Of course, you aren't going to be able to retire on the proceeds: NS&I's Index-linked Savings Certificates move in line with the rate of inflation, paying guaranteed interest over three or five years. Fixed- Interest Savings Certificates offer a set return over two or five years.
This means a higher-rate taxpayer can earn 5.75 per cent per annum on the three-year Index-linked Savings Certificate, or 6.08 per cent per annum over five years (assuming in both cases that the retail price index rises by 2.6 per cent each year and tax rates don't change).
On its Fixed-Interest Certificates, rates are 3.05 per cent per annum over two years, or 3.25 per cent over five, which give an equivalent gross rate for a higher-rate taxpayer of 5.08 per cent and 5.42 per cent respectively.
Admittedly, there are better rates out there. Capital One Bank is offering a two-year fixed-rate bond at 5.2 per cent or five years at 5.6 per cent, but, of course, you will have to pay tax on the interest. Many other providers are also raising the rates on their fixed bonds: last week, Universal Building Society, Birmingham Midshires, Bradford & Bingley and Northern Rock all did this.

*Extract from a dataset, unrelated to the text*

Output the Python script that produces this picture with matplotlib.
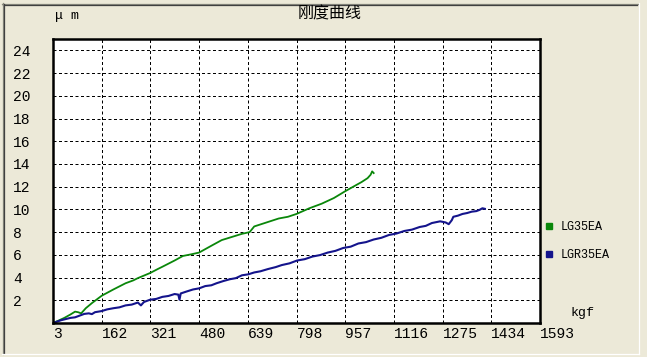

However, you know where you stand with NS&I. This explains why two million people already have Savings Certificates. Customers might not get the best rates but what you see is what you get.
For a start, there are no bonus rates included, so the rate of interest isn't going to fall dramatically after six months. The problem with a lot of new savings products is that they include these bonus rates to get them to the top of the "best buy" tables and attract business. But once the bonuses are removed, the rate looks distinctly less impressive.
Further, there are often complicated restrictions on withdrawals. Birmingham Midshires, for example, is offering a Telephone Extra account, which has a variable rate that is currently at 4.8 per cent. But this includes a 0.8 per cent bonus for nine months, and customers are allowed only three withdrawals within the first 12 months. It's hardly easy access, which is how it is marketed.
Perhaps it's not surprising, then, that so many people stick with NS&I. Not only are your savings protected from inflation and tax, but your money is secure because it is backed by the government. And if you can invest more cash tax-free and get higher rates at the same time, even better.